Required work: Pick out each line containing the string "React" and copy it.

--------------------------------

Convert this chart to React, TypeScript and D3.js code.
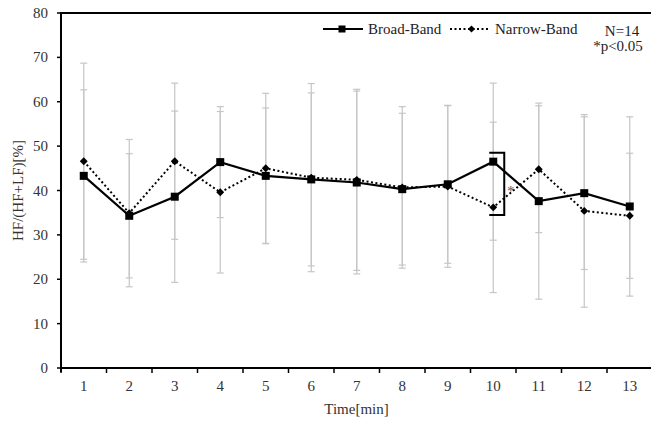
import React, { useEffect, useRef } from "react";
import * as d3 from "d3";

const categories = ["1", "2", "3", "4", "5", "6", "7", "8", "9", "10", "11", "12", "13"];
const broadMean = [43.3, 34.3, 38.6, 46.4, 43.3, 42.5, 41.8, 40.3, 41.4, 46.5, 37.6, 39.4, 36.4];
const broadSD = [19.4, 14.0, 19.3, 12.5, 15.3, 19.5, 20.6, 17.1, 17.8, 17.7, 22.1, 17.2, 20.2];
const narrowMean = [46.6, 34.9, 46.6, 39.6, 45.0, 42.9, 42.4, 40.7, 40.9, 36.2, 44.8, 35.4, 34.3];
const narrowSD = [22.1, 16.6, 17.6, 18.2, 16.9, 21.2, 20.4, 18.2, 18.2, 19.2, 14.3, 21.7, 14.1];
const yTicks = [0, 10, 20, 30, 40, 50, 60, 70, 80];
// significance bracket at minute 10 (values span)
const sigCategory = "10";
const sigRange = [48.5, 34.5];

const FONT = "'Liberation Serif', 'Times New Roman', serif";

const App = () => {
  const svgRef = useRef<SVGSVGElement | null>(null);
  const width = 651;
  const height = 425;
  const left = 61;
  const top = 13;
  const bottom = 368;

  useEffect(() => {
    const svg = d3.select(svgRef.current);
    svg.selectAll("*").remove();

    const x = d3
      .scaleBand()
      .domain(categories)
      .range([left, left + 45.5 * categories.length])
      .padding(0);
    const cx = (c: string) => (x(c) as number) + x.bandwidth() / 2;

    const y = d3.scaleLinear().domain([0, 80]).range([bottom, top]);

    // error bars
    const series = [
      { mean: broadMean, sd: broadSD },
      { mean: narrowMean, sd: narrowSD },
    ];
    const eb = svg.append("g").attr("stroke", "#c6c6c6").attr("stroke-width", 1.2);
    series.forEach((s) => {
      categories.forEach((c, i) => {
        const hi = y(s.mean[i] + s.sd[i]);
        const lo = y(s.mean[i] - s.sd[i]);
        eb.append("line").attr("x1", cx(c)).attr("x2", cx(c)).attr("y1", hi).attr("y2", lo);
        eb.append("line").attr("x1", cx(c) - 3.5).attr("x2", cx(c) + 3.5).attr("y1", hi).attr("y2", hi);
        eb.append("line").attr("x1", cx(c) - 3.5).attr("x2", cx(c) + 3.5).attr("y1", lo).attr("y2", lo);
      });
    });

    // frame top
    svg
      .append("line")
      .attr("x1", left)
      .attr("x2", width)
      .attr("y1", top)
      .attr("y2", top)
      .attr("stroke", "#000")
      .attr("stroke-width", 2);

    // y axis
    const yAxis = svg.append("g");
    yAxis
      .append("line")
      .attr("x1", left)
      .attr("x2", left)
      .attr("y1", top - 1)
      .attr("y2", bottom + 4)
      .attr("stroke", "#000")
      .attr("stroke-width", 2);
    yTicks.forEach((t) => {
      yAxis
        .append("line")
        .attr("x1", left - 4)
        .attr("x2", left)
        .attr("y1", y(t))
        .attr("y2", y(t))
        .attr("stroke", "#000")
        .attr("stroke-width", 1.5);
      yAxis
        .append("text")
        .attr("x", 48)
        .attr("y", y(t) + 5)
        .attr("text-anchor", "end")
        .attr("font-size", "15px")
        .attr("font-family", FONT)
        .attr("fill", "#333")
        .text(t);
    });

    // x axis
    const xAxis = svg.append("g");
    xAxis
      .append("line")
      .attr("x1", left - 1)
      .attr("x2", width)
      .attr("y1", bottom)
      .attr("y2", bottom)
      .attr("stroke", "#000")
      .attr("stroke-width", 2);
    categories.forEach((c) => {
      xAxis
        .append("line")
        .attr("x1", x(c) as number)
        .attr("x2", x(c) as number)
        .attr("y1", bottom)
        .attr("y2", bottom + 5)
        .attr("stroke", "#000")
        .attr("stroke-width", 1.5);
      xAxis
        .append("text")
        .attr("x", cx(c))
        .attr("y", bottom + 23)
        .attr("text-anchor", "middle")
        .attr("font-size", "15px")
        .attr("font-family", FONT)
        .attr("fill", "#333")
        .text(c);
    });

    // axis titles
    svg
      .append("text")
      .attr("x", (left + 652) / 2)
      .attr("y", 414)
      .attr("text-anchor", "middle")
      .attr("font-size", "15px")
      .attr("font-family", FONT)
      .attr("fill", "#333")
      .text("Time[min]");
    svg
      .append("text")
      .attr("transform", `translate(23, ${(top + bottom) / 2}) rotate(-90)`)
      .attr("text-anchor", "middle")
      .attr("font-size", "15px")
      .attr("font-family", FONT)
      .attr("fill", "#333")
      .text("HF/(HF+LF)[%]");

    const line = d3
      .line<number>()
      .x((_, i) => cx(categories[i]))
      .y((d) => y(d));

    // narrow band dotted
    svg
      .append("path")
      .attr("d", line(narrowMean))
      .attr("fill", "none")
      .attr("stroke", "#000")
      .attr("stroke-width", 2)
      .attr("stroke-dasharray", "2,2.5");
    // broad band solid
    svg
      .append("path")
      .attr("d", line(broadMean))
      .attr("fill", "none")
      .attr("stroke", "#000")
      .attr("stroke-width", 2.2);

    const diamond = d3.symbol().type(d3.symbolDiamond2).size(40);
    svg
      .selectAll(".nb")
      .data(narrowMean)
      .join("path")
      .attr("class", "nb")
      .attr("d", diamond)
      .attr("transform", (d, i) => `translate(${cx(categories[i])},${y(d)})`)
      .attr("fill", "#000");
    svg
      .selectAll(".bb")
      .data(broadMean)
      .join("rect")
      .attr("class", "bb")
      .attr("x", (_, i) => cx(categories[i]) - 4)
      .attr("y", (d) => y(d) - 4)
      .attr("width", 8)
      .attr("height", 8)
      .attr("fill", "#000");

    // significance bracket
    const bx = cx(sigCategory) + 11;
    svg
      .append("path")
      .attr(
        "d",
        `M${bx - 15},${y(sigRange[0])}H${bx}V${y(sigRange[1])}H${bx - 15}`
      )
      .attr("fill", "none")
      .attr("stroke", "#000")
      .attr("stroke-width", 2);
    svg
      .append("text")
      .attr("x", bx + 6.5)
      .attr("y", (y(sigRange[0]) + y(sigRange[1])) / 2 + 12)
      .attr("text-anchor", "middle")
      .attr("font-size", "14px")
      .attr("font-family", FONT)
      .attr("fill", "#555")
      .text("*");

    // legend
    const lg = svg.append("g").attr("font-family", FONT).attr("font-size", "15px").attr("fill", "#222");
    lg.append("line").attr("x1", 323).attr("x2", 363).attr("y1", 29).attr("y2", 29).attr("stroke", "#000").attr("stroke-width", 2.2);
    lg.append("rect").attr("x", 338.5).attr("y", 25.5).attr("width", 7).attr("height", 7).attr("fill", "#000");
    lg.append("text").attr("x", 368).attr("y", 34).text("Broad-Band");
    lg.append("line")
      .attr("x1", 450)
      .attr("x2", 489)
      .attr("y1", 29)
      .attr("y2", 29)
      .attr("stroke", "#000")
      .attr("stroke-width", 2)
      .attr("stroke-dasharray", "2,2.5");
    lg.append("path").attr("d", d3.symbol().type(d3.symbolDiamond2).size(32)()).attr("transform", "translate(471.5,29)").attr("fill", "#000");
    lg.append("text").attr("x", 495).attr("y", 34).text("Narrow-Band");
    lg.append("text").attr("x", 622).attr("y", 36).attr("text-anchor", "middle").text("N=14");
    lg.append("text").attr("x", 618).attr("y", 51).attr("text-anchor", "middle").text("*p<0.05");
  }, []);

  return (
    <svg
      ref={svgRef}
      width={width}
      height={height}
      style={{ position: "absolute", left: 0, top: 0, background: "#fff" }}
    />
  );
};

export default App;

--------------------------------

Expected output:
Convert this chart to React, TypeScript and D3.js code.
import React, { useEffect, useRef } from "react";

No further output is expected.